Start of INFORMATION PROVIDED

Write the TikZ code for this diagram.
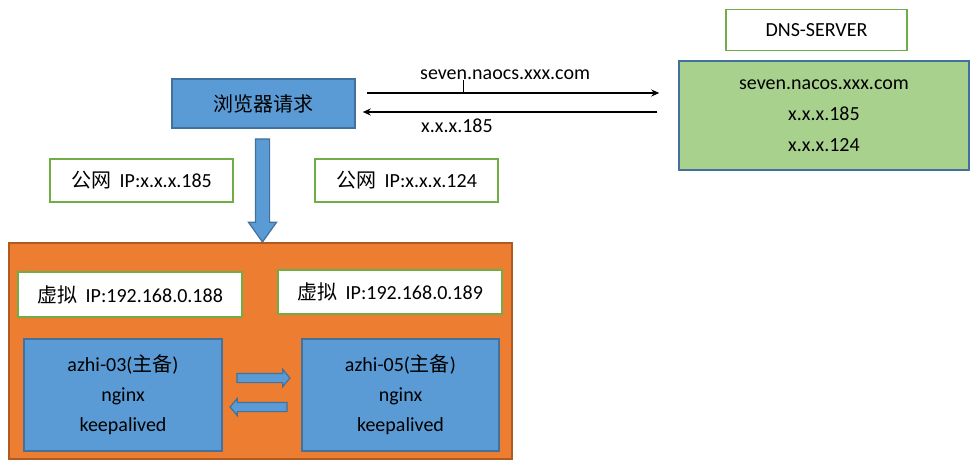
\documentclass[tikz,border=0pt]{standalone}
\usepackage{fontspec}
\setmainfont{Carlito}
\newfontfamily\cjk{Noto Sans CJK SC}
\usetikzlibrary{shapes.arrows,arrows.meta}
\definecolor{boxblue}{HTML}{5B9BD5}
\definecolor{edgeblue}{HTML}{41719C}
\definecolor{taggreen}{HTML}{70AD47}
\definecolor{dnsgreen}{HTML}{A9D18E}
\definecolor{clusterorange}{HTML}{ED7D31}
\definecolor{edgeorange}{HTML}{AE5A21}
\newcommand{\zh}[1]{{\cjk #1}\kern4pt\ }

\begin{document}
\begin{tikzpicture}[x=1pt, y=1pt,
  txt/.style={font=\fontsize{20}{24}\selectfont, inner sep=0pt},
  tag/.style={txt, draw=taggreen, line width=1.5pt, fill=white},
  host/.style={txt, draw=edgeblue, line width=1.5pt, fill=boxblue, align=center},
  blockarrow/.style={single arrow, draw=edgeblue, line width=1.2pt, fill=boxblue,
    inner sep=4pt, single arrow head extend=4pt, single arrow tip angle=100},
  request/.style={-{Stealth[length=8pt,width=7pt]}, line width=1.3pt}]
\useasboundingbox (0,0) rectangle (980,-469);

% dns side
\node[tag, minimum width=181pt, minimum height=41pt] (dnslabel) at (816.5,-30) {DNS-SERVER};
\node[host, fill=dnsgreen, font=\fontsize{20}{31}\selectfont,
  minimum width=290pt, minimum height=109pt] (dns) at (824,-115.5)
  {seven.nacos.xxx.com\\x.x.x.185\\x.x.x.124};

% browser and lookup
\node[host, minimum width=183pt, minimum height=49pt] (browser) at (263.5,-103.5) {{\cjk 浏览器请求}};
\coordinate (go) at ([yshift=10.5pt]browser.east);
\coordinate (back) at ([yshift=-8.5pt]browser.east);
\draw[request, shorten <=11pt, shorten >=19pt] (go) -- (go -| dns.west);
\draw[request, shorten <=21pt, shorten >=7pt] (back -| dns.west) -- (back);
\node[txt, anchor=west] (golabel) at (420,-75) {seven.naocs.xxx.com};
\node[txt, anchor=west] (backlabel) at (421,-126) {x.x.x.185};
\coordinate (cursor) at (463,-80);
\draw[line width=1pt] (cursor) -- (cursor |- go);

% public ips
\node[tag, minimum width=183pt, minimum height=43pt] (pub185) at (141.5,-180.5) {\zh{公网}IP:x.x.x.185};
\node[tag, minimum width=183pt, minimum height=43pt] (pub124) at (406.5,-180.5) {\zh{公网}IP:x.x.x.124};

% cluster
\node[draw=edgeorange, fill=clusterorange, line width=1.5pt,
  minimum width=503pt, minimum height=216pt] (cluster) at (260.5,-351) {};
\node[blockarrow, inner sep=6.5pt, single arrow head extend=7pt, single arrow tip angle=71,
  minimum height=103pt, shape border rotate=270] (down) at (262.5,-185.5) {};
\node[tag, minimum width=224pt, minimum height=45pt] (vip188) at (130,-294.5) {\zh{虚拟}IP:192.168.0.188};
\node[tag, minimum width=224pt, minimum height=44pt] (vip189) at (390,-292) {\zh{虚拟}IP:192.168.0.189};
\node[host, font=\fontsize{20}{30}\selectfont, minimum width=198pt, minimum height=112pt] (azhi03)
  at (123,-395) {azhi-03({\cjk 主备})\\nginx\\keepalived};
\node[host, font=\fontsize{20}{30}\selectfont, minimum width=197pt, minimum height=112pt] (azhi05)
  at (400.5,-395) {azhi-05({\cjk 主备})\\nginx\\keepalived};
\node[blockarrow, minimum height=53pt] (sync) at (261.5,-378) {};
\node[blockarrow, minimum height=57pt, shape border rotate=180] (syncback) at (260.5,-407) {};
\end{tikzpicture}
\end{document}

End of INFORMATION PROVIDED

SET EXERCISE: Exclude the pictures. Write out the remaining data exactly.

SOLUTION BELOW:
Write the TikZ code for this diagram.
\documentclass[tikz,border=0pt]{standalone}
\usepackage{fontspec}
\setmainfont{Carlito}
\newfontfamily\cjk{Noto Sans CJK SC}
\usetikzlibrary{shapes.arrows,arrows.meta}
\definecolor{boxblue}{HTML}{5B9BD5}
\definecolor{edgeblue}{HTML}{41719C}
\definecolor{taggreen}{HTML}{70AD47}
\definecolor{dnsgreen}{HTML}{A9D18E}
\definecolor{clusterorange}{HTML}{ED7D31}
\definecolor{edgeorange}{HTML}{AE5A21}
\newcommand{\zh}[1]{{\cjk #1}\kern4pt\ }

\begin{document}
\begin{tikzpicture}[x=1pt, y=1pt,
  txt/.style={font=\fontsize{20}{24}\selectfont, inner sep=0pt},
  tag/.style={txt, draw=taggreen, line width=1.5pt, fill=white},
  host/.style={txt, draw=edgeblue, line width=1.5pt, fill=boxblue, align=center},
  blockarrow/.style={single arrow, draw=edgeblue, line width=1.2pt, fill=boxblue,
    inner sep=4pt, single arrow head extend=4pt, single arrow tip angle=100},
  request/.style={-{Stealth[length=8pt,width=7pt]}, line width=1.3pt}]
\useasboundingbox (0,0) rectangle (980,-469);

% dns side
\node[tag, minimum width=181pt, minimum height=41pt] (dnslabel) at (816.5,-30) {DNS-SERVER};
\node[host, fill=dnsgreen, font=\fontsize{20}{31}\selectfont,
  minimum width=290pt, minimum height=109pt] (dns) at (824,-115.5)
  {seven.nacos.xxx.com\\x.x.x.185\\x.x.x.124};

% browser and lookup
\node[host, minimum width=183pt, minimum height=49pt] (browser) at (263.5,-103.5) {{\cjk 浏览器请求}};
\coordinate (go) at ([yshift=10.5pt]browser.east);
\coordinate (back) at ([yshift=-8.5pt]browser.east);
\draw[request, shorten <=11pt, shorten >=19pt] (go) -- (go -| dns.west);
\draw[request, shorten <=21pt, shorten >=7pt] (back -| dns.west) -- (back);
\node[txt, anchor=west] (golabel) at (420,-75) {seven.naocs.xxx.com};
\node[txt, anchor=west] (backlabel) at (421,-126) {x.x.x.185};
\coordinate (cursor) at (463,-80);
\draw[line width=1pt] (cursor) -- (cursor |- go);

% public ips
\node[tag, minimum width=183pt, minimum height=43pt] (pub185) at (141.5,-180.5) {\zh{公网}IP:x.x.x.185};
\node[tag, minimum width=183pt, minimum height=43pt] (pub124) at (406.5,-180.5) {\zh{公网}IP:x.x.x.124};

% cluster
\node[draw=edgeorange, fill=clusterorange, line width=1.5pt,
  minimum width=503pt, minimum height=216pt] (cluster) at (260.5,-351) {};
\node[blockarrow, inner sep=6.5pt, single arrow head extend=7pt, single arrow tip angle=71,
  minimum height=103pt, shape border rotate=270] (down) at (262.5,-185.5) {};
\node[tag, minimum width=224pt, minimum height=45pt] (vip188) at (130,-294.5) {\zh{虚拟}IP:192.168.0.188};
\node[tag, minimum width=224pt, minimum height=44pt] (vip189) at (390,-292) {\zh{虚拟}IP:192.168.0.189};
\node[host, font=\fontsize{20}{30}\selectfont, minimum width=198pt, minimum height=112pt] (azhi03)
  at (123,-395) {azhi-03({\cjk 主备})\\nginx\\keepalived};
\node[host, font=\fontsize{20}{30}\selectfont, minimum width=197pt, minimum height=112pt] (azhi05)
  at (400.5,-395) {azhi-05({\cjk 主备})\\nginx\\keepalived};
\node[blockarrow, minimum height=53pt] (sync) at (261.5,-378) {};
\node[blockarrow, minimum height=57pt, shape border rotate=180] (syncback) at (260.5,-407) {};
\end{tikzpicture}
\end{document}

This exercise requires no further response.